■ **RECORDED INFORMATION**:
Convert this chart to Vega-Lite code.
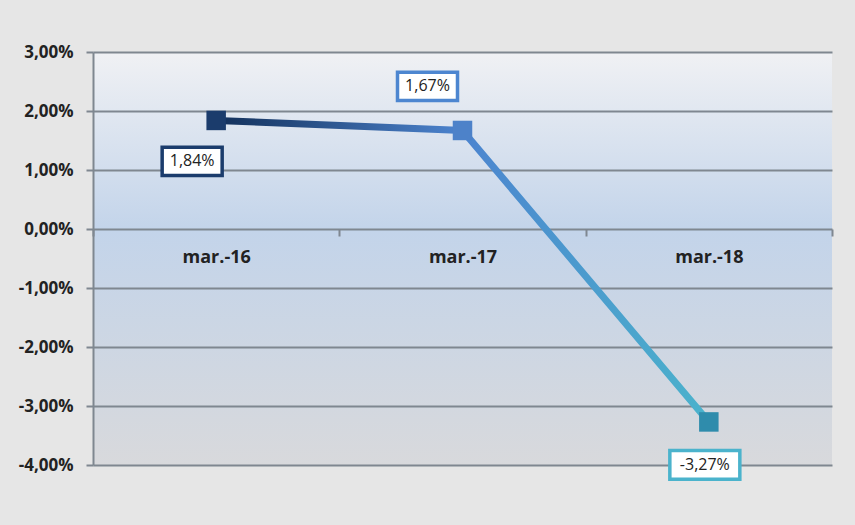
{
  "$schema": "https://vega.github.io/schema/vega-lite/v6.json",
  "width": 739,
  "height": 413,
  "autosize": "none",
  "padding": {"left": 93, "top": 52, "right": 23, "bottom": 60},
  "background": "#e6e6e6",
  "config": {
    "view": {
      "stroke": null,
      "fill": {"gradient": "linear", "x1": 0, "y1": 0, "x2": 0, "y2": 1,
        "stops": [
          {"offset": 0, "color": "#f0f1f4"},
          {"offset": 0.43, "color": "#c3d4ea"},
          {"offset": 1, "color": "#d8d9dc"}
        ]}
    },
    "font": "Lato"
  },
  "data": {"values": [
    {"month": "mar.-16", "value": 0.0184, "label": "1,84%"},
    {"month": "mar.-17", "value": 0.0167, "label": "1,67%"},
    {"month": "mar.-18", "value": -0.0327, "label": "-3,27%"}
  ]},
  "encoding": {
    "x": {"field": "month", "type": "nominal", "sort": null,
      "scale": {"paddingInner": 0, "paddingOuter": 0},
      "axis": {"title": null, "orient": "bottom", "offset": -236, "domain": false,
        "tickBand": "extent", "tickSize": 7, "tickColor": "#7f8790", "tickWidth": 2,
        "labelAngle": 0, "labelFont": "Open Sans", "labelFontWeight": "bold", "labelFontSize": 18,
        "labelColor": "#222222", "labelPadding": 12, "grid": false}},
    "y": {"field": "value", "type": "quantitative",
      "scale": {"domain": [-0.04, 0.03], "nice": false, "zero": false},
      "axis": {"title": null, "values": [-0.04, -0.03, -0.02, -0.01, 0, 0.01, 0.02, 0.03],
        "labelExpr": "replace(replace(format(datum.value, '.2%'), '.', ','), '\u2212', '-')",
        "labelFont": "Open Sans", "labelFontWeight": "bold", "labelFontSize": 17, "labelColor": "#222222",
        "labelPadding": 13, "tickSize": 7, "tickColor": "#7f8790", "tickWidth": 2,
        "domain": true, "domainColor": "#7f8790", "domainWidth": 2,
        "grid": true, "gridColor": "#7f8790", "gridWidth": 2, "gridOpacity": 1}}
  },
  "layer": [
    {"mark": {"type": "line", "strokeWidth": 7,
      "color": {"gradient": "linear", "x1": 0, "y1": 0, "x2": 1, "y2": 0,
        "stops": [
          {"offset": 0, "color": "#13305a"},
          {"offset": 0.5, "color": "#4c84cf"},
          {"offset": 1, "color": "#4bb3cc"}
        ]}}},
    {"mark": {"type": "point", "shape": "square", "filled": true, "size": 380, "opacity": 1},
      "encoding": {"color": {"field": "month", "type": "nominal", "legend": null,
        "scale": {"range": ["#1b3c6c", "#4d82c9", "#2f8cac"]}}}},
    {"transform": [{"filter": "datum.month == 'mar.-16'"}],
      "mark": {"type": "point", "shape": "M-1,-0.47H1V0.47H-1Z", "size": 3600, "filled": false,
        "fill": "#ffffff", "fillOpacity": 1, "stroke": "#1b3c6c", "strokeWidth": 3.5, "opacity": 1,
        "xOffset": -24, "yOffset": 41}},
    {"transform": [{"filter": "datum.month == 'mar.-17'"}],
      "mark": {"type": "point", "shape": "M-1,-0.47H1V0.47H-1Z", "size": 3600, "filled": false,
        "fill": "#ffffff", "fillOpacity": 1, "stroke": "#4d86d0", "strokeWidth": 3.5, "opacity": 1,
        "xOffset": -35, "yOffset": -44}},
    {"transform": [{"filter": "datum.month == 'mar.-18'"}],
      "mark": {"type": "point", "shape": "M-1,-0.41H1V0.41H-1Z", "size": 4900, "filled": false,
        "fill": "#ffffff", "fillOpacity": 1, "stroke": "#4bb3cc", "strokeWidth": 3.5, "opacity": 1,
        "xOffset": -4, "yOffset": 43}},
    {"transform": [{"filter": "datum.month == 'mar.-16'"}],
      "mark": {"type": "text", "font": "Open Sans", "fontSize": 16, "color": "#222222", "dx": -24, "dy": 41},
      "encoding": {"text": {"field": "label"}}},
    {"transform": [{"filter": "datum.month == 'mar.-17'"}],
      "mark": {"type": "text", "font": "Open Sans", "fontSize": 16, "color": "#222222", "dx": -35, "dy": -44},
      "encoding": {"text": {"field": "label"}}},
    {"transform": [{"filter": "datum.month == 'mar.-18'"}],
      "mark": {"type": "text", "font": "Open Sans", "fontSize": 16, "color": "#222222", "dx": -4, "dy": 43},
      "encoding": {"text": {"field": "label"}}}
  ]
}
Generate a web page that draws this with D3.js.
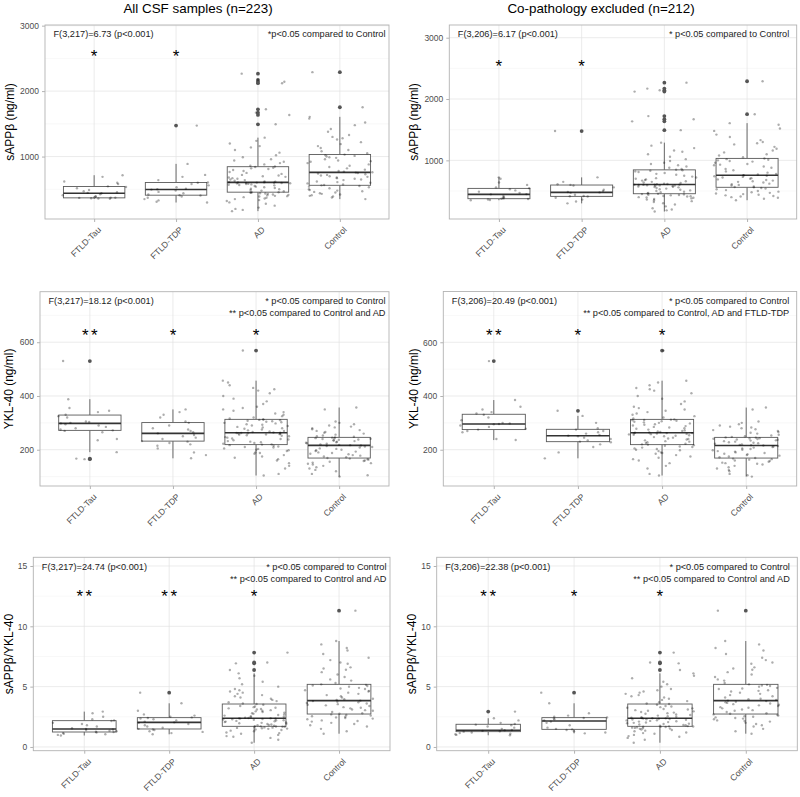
<!DOCTYPE html>
<html><head><meta charset="utf-8">
<script src="https://cdn.jsdelivr.net/npm/d3@7/dist/d3.min.js"></script>
<style>
body{margin:0;background:#fff}
svg{display:block;font-family:"Liberation Sans",Arial,Helvetica,sans-serif}
</style>
</head><body>
<svg id="c" width="800" height="797"></svg>
<script>
// ---------------- DATA ----------------
const categories = ["FTLD-Tau","FTLD-TDP","AD","Control"];
const columnTitles = ["All CSF samples (n=223)","Co-pathology excluded (n=212)"];
const yTitles = ["sAPPβ (ng/ml)","YKL-40 (ng/ml)","sAPPβ/YKL-40"];

// sAPPβ (ng/ml)
const sappbTauAll = [355,360,362,368,370,372,378,385,395,410,425,440,445,455,470,490,515,535,545,580,600,620,690,715];
const sappbTdpAll = [298,310,330,350,370,390,405,410,420,440,460,480,495,500,510,530,560,580,600,605,640,690,720,888,1473];
const sappbTauEx  = [350,355,362,370,375,380,390,400,420,446,450,470,490,510,530,545,560,600,640,700,723];
const sappbTdpEx  = [299,330,360,390,410,415,420,440,470,478,485,500,520,560,590,600,610,650,723,1478];
const sappbAD = [166,185,200,220,250,280,300,320,335,350,360,370,380,390,395,400,410,415,420,430,435,440,445,450,
  455,460,470,480,490,500,510,520,530,540,550,560,565,570,575,580,585,590,592,595,598,600,602,603,
  605,610,615,620,630,640,650,660,670,680,690,700,710,720,735,750,765,780,795,810,820,830,840,847,
  860,880,900,920,940,960,990,1020,1060,1100,1140,1160,1200,1240,1289,1493,1636,1671,1722,2121,2142,2170,2267];
const sappbControl = [350,375,390,400,410,420,430,440,450,460,470,480,490,500,515,530,540,550,560,
  565,575,590,600,610,620,640,650,660,670,680,690,700,710,720,730,740,748,755,
  760,770,780,800,820,840,860,880,900,920,930,940,960,980,990,1000,1010,1020,1030,
  1050,1080,1100,1130,1160,1190,1220,1260,1280,1300,1330,1380,1420,1480,1520,1580,1607,1753,2290];

// YKL-40 (ng/ml)
const yklTauAll = [165,167,191,235,240,265,270,272,275,280,285,290,295,298,300,303,305,320,325,330,340,345,355,388,530];
const yklTdpAll = [168,180,190,205,215,220,225,230,232,240,245,250,255,261,265,270,275,280,290,300,305,320,330,340,350];
const yklTauEx  = [236,240,265,270,275,278,285,290,295,296,298,300,310,320,330,335,340,350,360,385,530];
const yklTdpEx  = [168,190,210,220,228,230,235,240,245,250,252,255,260,265,270,275,280,300,326,345];
const yklAD = [104,110,130,140,150,160,165,170,175,180,185,188,190,195,198,200,203,205,208,210,212,215,217,219,
  220,222,225,228,230,232,235,238,240,242,245,247,250,252,254,256,257,258,259,260,261,262,262,263,
  264,266,268,270,272,275,278,280,283,285,288,290,293,295,298,300,302,304,306,308,310,311,312,313,
  316,320,325,330,335,340,345,350,355,360,370,380,390,400,410,420,425,430,440,450,457,569];
const yklControl = [100,105,110,120,125,130,135,140,145,148,150,152,155,158,160,163,165,167,169,
  172,175,178,180,183,185,188,190,193,195,198,200,203,205,208,210,212,214,216,
  217,218,220,222,224,226,228,230,232,234,235,237,238,240,241,242,243,245,246,
  248,250,253,256,260,263,266,270,273,276,280,283,286,290,295,300,305,350,357];

// sAPPβ / YKL-40
const ratioTauAll = [0.95,1.0,1.05,1.1,1.15,1.2,1.24,1.26,1.3,1.35,1.4,1.45,1.5,1.55,1.7,1.8,1.9,2.0,2.15,2.2,2.3,2.5,2.8,2.93];
const ratioTdpAll = [1.05,1.15,1.25,1.3,1.4,1.45,1.5,1.6,1.7,1.8,1.9,2.0,2.04,2.1,2.2,2.3,2.35,2.4,2.45,2.5,2.6,2.7,3.0,3.62,4.5];
const ratioTauEx  = [0.97,1.0,1.05,1.1,1.15,1.2,1.27,1.3,1.33,1.38,1.4,1.5,1.6,1.7,1.8,1.85,1.9,2.0,2.2,2.38,2.93];
const ratioTdpEx  = [1.13,1.2,1.3,1.4,1.46,1.5,1.6,1.8,2.0,2.1,2.2,2.3,2.35,2.4,2.45,2.5,2.6,2.8,3.62,4.5];
const ratioAD = [0.35,0.6,0.75,0.85,0.9,1.0,1.1,1.15,1.2,1.3,1.35,1.4,1.45,1.5,1.52,1.55,1.58,1.6,1.62,1.65,1.67,1.68,1.7,1.71,
  1.73,1.76,1.8,1.83,1.86,1.9,1.93,1.96,2.0,2.03,2.06,2.1,2.13,2.16,2.2,2.22,2.25,2.28,2.3,2.32,2.34,2.35,2.37,2.38,
  2.4,2.43,2.46,2.5,2.55,2.6,2.65,2.7,2.75,2.8,2.85,2.9,2.95,3.0,3.05,3.1,3.15,3.2,3.25,3.3,3.35,3.4,3.5,3.56,
  3.6,3.7,3.8,3.9,4.0,4.1,4.2,4.3,4.4,4.5,4.6,4.7,4.8,5.0,5.2,5.4,5.7,5.9,6.1,6.38,6.93,7.0,7.82];
const ratioControl = [1.1,1.3,1.5,1.7,1.8,1.9,2.0,2.1,2.15,2.2,2.3,2.35,2.4,2.45,2.5,2.55,2.6,2.65,2.7,
  2.75,2.8,2.9,3.0,3.05,3.1,3.2,3.25,3.3,3.4,3.45,3.5,3.55,3.6,3.65,3.7,3.75,3.8,3.84,
  3.9,3.95,4.0,4.1,4.2,4.3,4.4,4.5,4.6,4.65,4.7,4.8,4.85,4.9,5.0,5.05,5.1,5.15,5.19,
  5.3,5.5,5.6,5.8,6.0,6.2,6.4,6.5,6.6,6.9,7.0,7.2,7.4,7.7,8.0,8.2,8.5,8.78,11.3];

// box statistics [lower whisker, Q1, median, Q3, upper whisker]
const sappbAllBox = [[355,369,440,542,715],[298,410,496,603,888],[166,456,606,845,1289],[350,561,758,1032,1607]];
const sappbExBox  = [[350,375,446,543,723],[299,413,478,598,723],[166,456,606,845,1289],[350,561,758,1032,1607]];
const yklAllBox   = [[191,272,298,329,388],[168,232,261,301,350],[104,219,263,313,457],[100,169,216,246,357]];
const yklExBox    = [[236,275,296,332,385],[168,230,252,276,326],[104,219,263,313,457],[100,169,216,246,357]];
const ratioAllBox = [[0.95,1.24,1.49,2.18,2.93],[1.05,1.49,2.04,2.43,3.62],[0.35,1.71,2.38,3.56,6.1],[1.1,2.73,3.84,5.19,8.78]];
const ratioExBox  = [[0.97,1.27,1.38,1.88,2.38],[1.13,1.46,2.15,2.43,3.62],[0.35,1.71,2.38,3.56,6.1],[1.1,2.73,3.84,5.19,8.78]];

// y ticks
const sappbTicks = [1000,2000,3000], sappbMinor = [500,1500,2500];
const yklTicks = [200,400,600], yklMinor = [100,300,500,700];
const ratioTicks = [0,5,10,15], ratioMinor = [2.5,7.5,12.5];

// annotations
const statTexts = ["F(3,217)=6.73 (p<0.001)","F(3,206)=6.17 (p<0.001)","F(3,217)=18.12 (p<0.001)",
                   "F(3,206)=20.49 (p<0.001)","F(3,217)=24.74 (p<0.001)","F(3,206)=22.38 (p<0.001)"];
const noteTexts = [["*p<0.05 compared to Control"],["* p<0.05 compared to Control"],
  ["* p<0.05 compared to Control","** p<0.05 compared to Control and AD"],
  ["* p<0.05 compared to Control","** p<0.05 compared to Control, AD and FTLD-TDP"],
  ["* p<0.05 compared to Control","** p<0.05 compared to Control and AD"],
  ["* p<0.05 compared to Control","** p<0.05 compared to Control and AD"]];
const starLabels = [["*","*","",""],["*","*","",""],["**","*","*",""],["**","*","*",""],["**","**","*",""],["**","*","*",""]];
const starValues = [2600,2600,642,642,12.8,12.8];

// ---------------- LAYOUT ----------------
const panels = [
  {l:45,   r:389,   t:25,    b:219,   dom:[46,3010],   ticks:sappbTicks, minor:sappbMinor, yt:0, ytx:10,  col:0,
   groups:[sappbTauAll,sappbTdpAll,sappbAD,sappbControl], boxes:sappbAllBox},
  {l:449.3,r:796.7, t:25,    b:219,   dom:[44,3207],   ticks:sappbTicks, minor:sappbMinor, yt:0, ytx:414, col:1,
   groups:[sappbTauEx,sappbTdpEx,sappbAD,sappbControl], boxes:sappbExBox},
  {l:40,   r:389,   t:291.7, b:486,   dom:[65,788],    ticks:yklTicks, minor:yklMinor, yt:1, ytx:9,   col:0,
   groups:[yklTauAll,yklTdpAll,yklAD,yklControl], boxes:yklAllBox},
  {l:443.3,r:796.7, t:291.5, b:486,   dom:[65,789],    ticks:yklTicks, minor:yklMinor, yt:1, ytx:414, col:1,
   groups:[yklTauEx,yklTdpEx,yklAD,yklControl], boxes:yklExBox},
  {l:33.3, r:390,   t:557.3, b:750.7, dom:[-0.31,15.72], ticks:ratioTicks, minor:ratioMinor, yt:2, ytx:9, col:0,
   groups:[ratioTauAll,ratioTdpAll,ratioAD,ratioControl], boxes:ratioAllBox},
  {l:436.7,r:797.3, t:557.3, b:750.7, dom:[-0.31,15.72], ticks:ratioTicks, minor:ratioMinor, yt:2, ytx:412, col:1,
   groups:[ratioTauEx,ratioTdpEx,ratioAD,ratioControl], boxes:ratioExBox}
];

const svg = d3.select("#c");
svg.append("rect").attr("width",800).attr("height",797).attr("fill","#fff");

// column titles
[198,601].forEach((cx,i)=>{
  svg.append("text").attr("x",cx).attr("y",12.5).attr("text-anchor","middle")
    .attr("font-size","13.4px").attr("fill","#000").text(columnTitles[i]);
});

// deterministic horizontal jitter offset in [-0.5, 0.5]
function jit(i,g){ const s = Math.sin((i+1)*12.9898 + (g+1)*78.233)*43758.5453; return (s - Math.floor(s)) - 0.5; }

panels.forEach((p,pi)=>{
  const g = svg.append("g");
  const x = d3.scalePoint().domain(categories).range([p.l,p.r]).padding(0.6);
  const y = d3.scaleLinear().domain(p.dom).range([p.b,p.t]);
  const step = x.step();

  // background & grid
  g.append("rect").attr("x",p.l).attr("y",p.t).attr("width",p.r-p.l).attr("height",p.b-p.t).attr("fill","#fff");
  g.selectAll(".mn").data(p.minor).join("line")
    .attr("x1",p.l).attr("x2",p.r).attr("y1",d=>y(d)).attr("y2",d=>y(d))
    .attr("stroke","#f0f0f0").attr("stroke-width",0.5);
  g.selectAll(".mj").data(p.ticks).join("line")
    .attr("x1",p.l).attr("x2",p.r).attr("y1",d=>y(d)).attr("y2",d=>y(d))
    .attr("stroke","#e3e3e3").attr("stroke-width",0.7);
  g.selectAll(".mx").data(categories).join("line")
    .attr("x1",d=>x(d)).attr("x2",d=>x(d)).attr("y1",p.t).attr("y2",p.b)
    .attr("stroke","#e3e3e3").attr("stroke-width",0.7);

  // boxplots
  const bw = step*0.75;
  p.boxes.forEach((s,gi)=>{
    const cx = x(categories[gi]);
    g.append("line").attr("x1",cx).attr("x2",cx).attr("y1",y(s[3])).attr("y2",y(s[4]))
      .attr("stroke","#5a5a5a").attr("stroke-width",0.9);
    g.append("line").attr("x1",cx).attr("x2",cx).attr("y1",y(s[1])).attr("y2",y(s[0]))
      .attr("stroke","#5a5a5a").attr("stroke-width",0.9);
    g.append("rect").attr("x",cx-bw/2).attr("width",bw).attr("y",y(s[3])).attr("height",y(s[1])-y(s[3]))
      .attr("fill","#fff").attr("stroke","#5a5a5a").attr("stroke-width",0.9);
    g.append("line").attr("x1",cx-bw/2).attr("x2",cx+bw/2).attr("y1",y(s[2])).attr("y2",y(s[2]))
      .attr("stroke","#333").attr("stroke-width",1.6);
    const outs = p.groups[gi].filter(v=>v<s[0]||v>s[4]);
    g.selectAll(null).data(outs).join("circle")
      .attr("cx",cx).attr("cy",d=>y(d)).attr("r",1.9).attr("fill","#555");
  });

  // jittered points
  p.groups.forEach((vals,gi)=>{
    const cx = x(categories[gi]);
    g.selectAll(null).data(vals).join("circle")
      .attr("cx",(d,i)=>cx + jit(i,gi*7+pi)*0.8*step).attr("cy",d=>y(d)).attr("r",1.2)
      .attr("fill","#000").attr("fill-opacity",0.32);
  });

  // border
  g.append("rect").attr("x",p.l).attr("y",p.t).attr("width",p.r-p.l).attr("height",p.b-p.t)
    .attr("fill","none").attr("stroke","#b3b3b3").attr("stroke-width",0.9);

  // stars
  starLabels[pi].forEach((lab,gi)=>{
    if(!lab) return;
    g.append("text").attr("x",x(categories[gi]) + (lab.length>1?1.25:0)).attr("y",y(starValues[pi])+9.8)
      .attr("text-anchor","middle").attr("font-size","17px").attr("letter-spacing",lab.length>1?"2.5px":null)
      .attr("fill","#000").text(lab);
  });

  // annotations
  g.append("text").attr("x",p.l+8.5).attr("y",p.t+12.3).attr("font-size","9.2px").attr("fill","#222").text(statTexts[pi]);
  noteTexts[pi].forEach((t,k)=>{
    g.append("text").attr("x",p.r-(p.col?7.5:3.5)).attr("y",p.t+12.3+k*12).attr("text-anchor","end")
      .attr("font-size","9.2px").attr("fill","#222").text(t);
  });

  // axes
  const ya = g.append("g").attr("transform",`translate(${p.l},0)`)
    .call(d3.axisLeft(y).tickValues(p.ticks).tickFormat(d3.format("d")).tickSize(3).tickPadding(3).tickSizeOuter(0));
  ya.select(".domain").remove();
  ya.selectAll("line").attr("stroke","#b3b3b3");
  ya.selectAll("text").attr("fill","#4d4d4d").attr("font-size","8.5px").attr("font-family",null);

  const xa = g.append("g").attr("transform",`translate(0,${p.b})`)
    .call(d3.axisBottom(x).tickSize(3).tickSizeOuter(0));
  xa.select(".domain").remove();
  xa.selectAll("line").attr("stroke","#b3b3b3");
  xa.selectAll("text").attr("fill","#4d4d4d").attr("font-size","8.6px").attr("font-family",null)
    .attr("text-anchor","end").attr("y",null).attr("dy","0.72em")
    .attr("transform","translate(2.5,7) rotate(-45)");

  // y title
  const cy = (p.t+p.b)/2;
  g.append("text").attr("transform",`translate(${p.ytx},${cy}) rotate(-90)`)
    .attr("text-anchor","middle").attr("dy","0.35em").attr("font-size","12px").attr("fill","#000")
    .text(yTitles[p.yt]);
});
</script>
</body></html>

■ **WRITTEN PROBLEM**:
Count the lines in the records above that contain the word "this", and give only that number.

■ **THE RESULT**:
2